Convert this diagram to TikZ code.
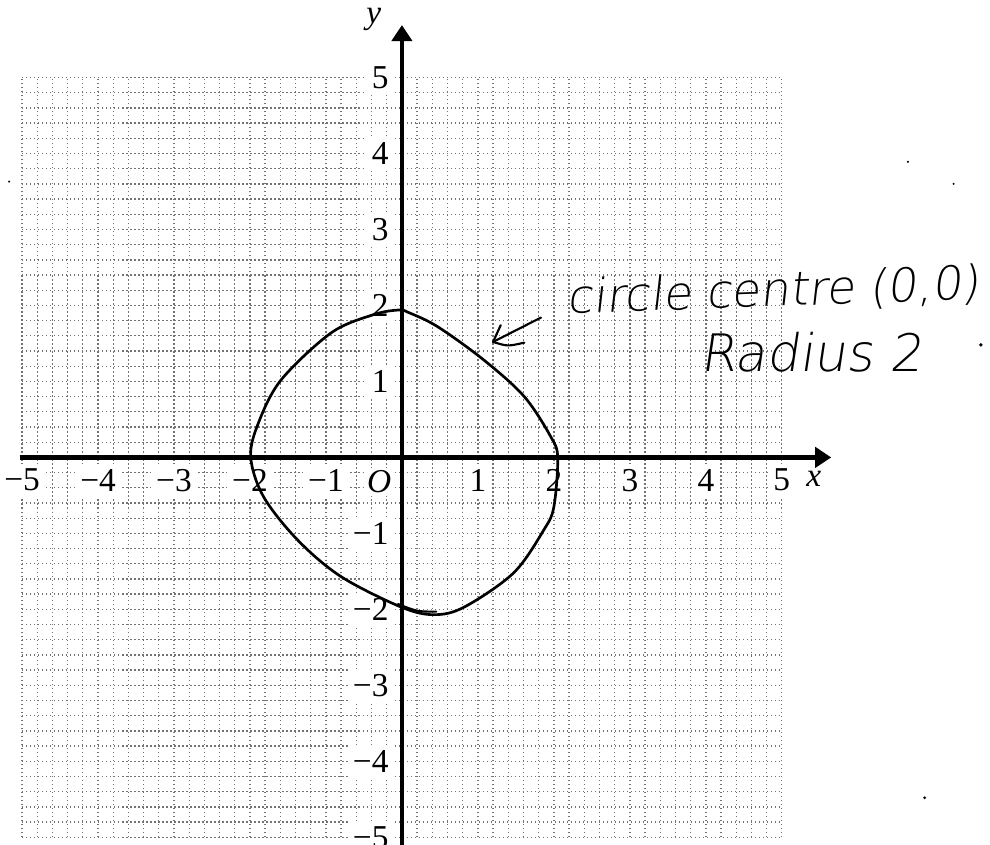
\documentclass[tikz,border=0pt]{standalone}
\usepackage{graphicx}
\usepackage{fontspec}
\setmainfont{Liberation Serif}
\newfontfamily\handfont{DejaVu Sans ExtraLight}[FakeSlant=0.15]
\usetikzlibrary{arrows.meta}
\begin{document}
\begin{tikzpicture}[x=1cm,y=1cm,
  gridline/.style={black!55, densely dotted, line width=0.5pt},
  axisline/.style={line width=1.8pt, -{Triangle[length=6pt,width=7.5pt]}},
  numlab/.style={fill=white, inner sep=2pt, font=\fontsize{12.5}{14}\selectfont},
  varlab/.style={inner sep=1pt, font=\fontsize{12.5}{14}\selectfont\itshape},
  hand/.style={inner sep=0pt, font=\handfont},
  pen/.style={line width=1pt, line join=round, line cap=round}]
\useasboundingbox (-5.29,-5.10) rectangle (7.74,6.02);
% grid
\draw[gridline] (-5,-5) grid[step=0.2] (5,5);
% number labels
\foreach \v in {1,...,5} {
  \node[numlab] (xp\v) at (\v,-0.3) {\v};
  \node[numlab] (xn\v) at (-\v,-0.3) {−\v};
  \node[numlab, anchor=east] (yp\v) at (-0.1,\v) {\v};
  \node[numlab, anchor=east] (yn\v) at (-0.1,-\v) {−\v};
}
\node[varlab, fill=white] (orig) at (-0.3,-0.32) {O};
% axes
\coordinate (xs) at (-5.03,0);
\coordinate (xe) at (5.65,0);
\coordinate (ys) at (0,-5.12);
\coordinate (ye) at (0,5.69);
\draw[axisline] (xs) -- (xe);
\draw[axisline] (ys) -- (ye);
\node[varlab] (xlab) at (5.42,-0.28) {x};
\node[varlab] (ylab) at (-0.37,5.77) {y};
% hand-drawn circle
\draw[pen] plot[smooth cycle, tension=0.55] coordinates {
  (-0.04,1.94) (-0.37,1.88) (-0.93,1.64) (-1.59,1.02) (-1.89,0.45)
  (-1.99,0.0) (-1.82,-0.52) (-1.37,-1.09) (-0.80,-1.57) (-0.01,-1.97)
  (0.42,-2.07) (0.82,-1.97) (1.47,-1.52) (1.87,-0.95) (2.0,-0.65)
  (2.05,0.0) (1.96,0.27) (1.61,0.80) (1.08,1.28) (0.47,1.72) (0.08,1.91)};
\draw[pen, line width=0.8pt] (-0.05,-1.93) .. controls (0.2,-2.03) .. (0.45,-2.03);
% annotation
\node[hand, rotate=2] (note1) at (4.89,2.18) {\resizebox{5.43cm}{!}{circle centre (0,0)}};
\node[hand] (note2) at (5.39,1.39) {\resizebox{2.93cm}{!}{Radius 2}};
\coordinate (atail) at (1.83,1.84);
\coordinate (atip) at (1.20,1.52);
\coordinate (arm1) at (1.30,1.74);
\coordinate (armm) at (1.39,1.46);
\coordinate (arm2) at (1.61,1.51);
\draw[pen, line width=0.8pt] (atail) -- (atip);
\draw[pen, line width=0.8pt] (arm1) -- (atip) .. controls (armm) .. (arm2);
% stray marks
\fill (7.62,1.48) circle (0.025);
\fill (-5.17,3.63) circle (0.015);
\fill (6.66,3.89) circle (0.015);
\fill (7.26,3.60) circle (0.015);
\fill (6.88,-4.48) circle (0.02);
\end{tikzpicture}
\end{document}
****************
* _GIVEN INSTRUCTION_:
Every line above should be repeated exactly; pictures stay out of the copy.

* _TASK RESULT_:
Convert this diagram to TikZ code.
\documentclass[tikz,border=0pt]{standalone}
\usepackage{graphicx}
\usepackage{fontspec}
\setmainfont{Liberation Serif}
\newfontfamily\handfont{DejaVu Sans ExtraLight}[FakeSlant=0.15]
\usetikzlibrary{arrows.meta}
\begin{document}
\begin{tikzpicture}[x=1cm,y=1cm,
  gridline/.style={black!55, densely dotted, line width=0.5pt},
  axisline/.style={line width=1.8pt, -{Triangle[length=6pt,width=7.5pt]}},
  numlab/.style={fill=white, inner sep=2pt, font=\fontsize{12.5}{14}\selectfont},
  varlab/.style={inner sep=1pt, font=\fontsize{12.5}{14}\selectfont\itshape},
  hand/.style={inner sep=0pt, font=\handfont},
  pen/.style={line width=1pt, line join=round, line cap=round}]
\useasboundingbox (-5.29,-5.10) rectangle (7.74,6.02);
% grid
\draw[gridline] (-5,-5) grid[step=0.2] (5,5);
% number labels
\foreach \v in {1,...,5} {
  \node[numlab] (xp\v) at (\v,-0.3) {\v};
  \node[numlab] (xn\v) at (-\v,-0.3) {−\v};
  \node[numlab, anchor=east] (yp\v) at (-0.1,\v) {\v};
  \node[numlab, anchor=east] (yn\v) at (-0.1,-\v) {−\v};
}
\node[varlab, fill=white] (orig) at (-0.3,-0.32) {O};
% axes
\coordinate (xs) at (-5.03,0);
\coordinate (xe) at (5.65,0);
\coordinate (ys) at (0,-5.12);
\coordinate (ye) at (0,5.69);
\draw[axisline] (xs) -- (xe);
\draw[axisline] (ys) -- (ye);
\node[varlab] (xlab) at (5.42,-0.28) {x};
\node[varlab] (ylab) at (-0.37,5.77) {y};
% hand-drawn circle
\draw[pen] plot[smooth cycle, tension=0.55] coordinates {
  (-0.04,1.94) (-0.37,1.88) (-0.93,1.64) (-1.59,1.02) (-1.89,0.45)
  (-1.99,0.0) (-1.82,-0.52) (-1.37,-1.09) (-0.80,-1.57) (-0.01,-1.97)
  (0.42,-2.07) (0.82,-1.97) (1.47,-1.52) (1.87,-0.95) (2.0,-0.65)
  (2.05,0.0) (1.96,0.27) (1.61,0.80) (1.08,1.28) (0.47,1.72) (0.08,1.91)};
\draw[pen, line width=0.8pt] (-0.05,-1.93) .. controls (0.2,-2.03) .. (0.45,-2.03);
% annotation
\node[hand, rotate=2] (note1) at (4.89,2.18) {\resizebox{5.43cm}{!}{circle centre (0,0)}};
\node[hand] (note2) at (5.39,1.39) {\resizebox{2.93cm}{!}{Radius 2}};
\coordinate (atail) at (1.83,1.84);
\coordinate (atip) at (1.20,1.52);
\coordinate (arm1) at (1.30,1.74);
\coordinate (armm) at (1.39,1.46);
\coordinate (arm2) at (1.61,1.51);
\draw[pen, line width=0.8pt] (atail) -- (atip);
\draw[pen, line width=0.8pt] (arm1) -- (atip) .. controls (armm) .. (arm2);
% stray marks
\fill (7.62,1.48) circle (0.025);
\fill (-5.17,3.63) circle (0.015);
\fill (6.66,3.89) circle (0.015);
\fill (7.26,3.60) circle (0.015);
\fill (6.88,-4.48) circle (0.02);
\end{tikzpicture}
\end{document}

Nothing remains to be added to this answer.